Communicating with a Child and Being OK Without a Rulebook

Avoid Miscomunication. Pathfinding. Parenting

 One of the obvious observations I have made, while parenting, is that our parental experiences can look different. However, it isn’t obvious to know how well we are engaging our children, while they are traveling through their own path. Are we communicating well?

Further below, I have listed ways I communicate with the boys.

The boys engage with people different.  On most days, they are eager to make friends when we are out in a public setting.  On other days, well…it is the total opposite.  It would be easy for someone to judge us / me.  On those days it’s easy to criticize myself.  I shut that voice down, and just try to fine tune as needed.

I am writing this as an encouragement.  We want it sometimes.

Anytime, we are making an effort to do ANYTHING different, the existing guidelines or rules just don’t work, there is nothing to compare too.  AND, since all kids are different ( and further, different at different times, the puzzle pieces are always moving- along with life.

If you are on a path you are forging yourself, I respect that- its takes a lot to make your own rules while your kids are giving you their unchecked behavior with nothing but brutal honesty (while everyone around is watching quietly. ).  I am stern when needed. So, I do make it clear, how I will be spoken to.  I don’t allow my children to treat me in a way that I wouldn’t tolerate from anyone else. However, we are at different stages in our lives and nothing is a perfect science.  My point is that I feel like the messiness in the experience of parenting, is parenting.  It’s giving our kids real experiences in a safe way. The trick is to not beat ourselves up, when the days aren’t perfect and to keep hearing our own voices/ heart.

Having an open line of communication has been essential for me.

Things I do to communicate with my boys:

I make time to speak with them individually and privately.  In my home, this is often just before naptime and bedtime.

I notice their interest, and appeal to them through those interest.  For example, I may say something like, “How is monkey monster truck, today? I get into their world by having an interest in their world.

I always acknowledge their affection and return their hugs and “I love you’s”.

I am clear with my words and actions, especially when I don’t agree with something. So, if we are playing and they don’t let me have a toy, I walk away. I don’t pretend that everything is okay and fun.  I mimic real life. They have actually responded to that by asking me to play again. Most times they will share afterwards.  I have noticed that they interact with random people at a park easier, than with family. I think this is true for most people- interacting with family is harder a lot of times.

I don’t wait to clarify something once I notice confusion, or if I feel something is off, somehow.

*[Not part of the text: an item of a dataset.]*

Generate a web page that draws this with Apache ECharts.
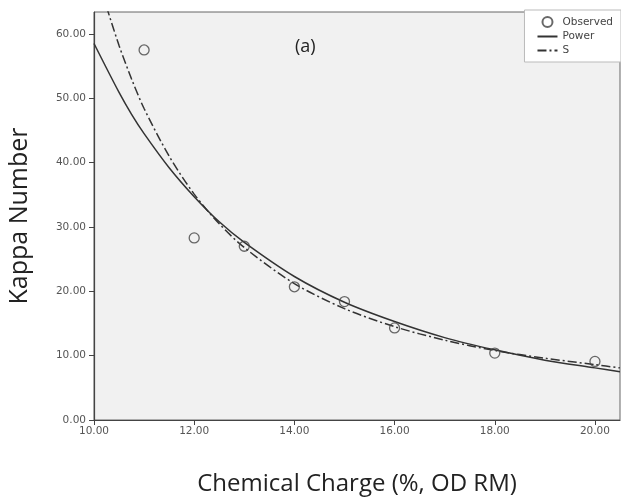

I ask simple questions about their day. I talk about my day.

I make communication a regular practice.

I continue to teach them about emotions and feelings.  I remind them that everything is ok (I think we have a tendency, as a species, to blow things out of proportion).

teaching about feelings
teaching about emotions and feelings can start with drawings

I remind them to use their words, so that I can understand why they are crying or upset.

In general, I encourage SPEAKING. And, I try to find ways to practice speaking with them.  This is so basic, yet it has been my observation that we don’t speak enough to children/ babies/teens.  I see parents speaking to each other, but not so much to their own kids. I understand how this happens, as a mom who spends a lot of time around her young children.  It is easy to miss conversation among adults, sometimes. I think it would be helpful to make children more a part of the dialogue and to encourage their input, earlier.  Communication has been everything, for me.

If you are like me, you have nothing for reassurance, no team, or book that speaks to you completely.

I think that’s ok, maybe even, a good thing.

There will always be people who think you should do what they would do.  They will even keep score with your kids- let them because you can’t control what they do or think. Trek forward anyway.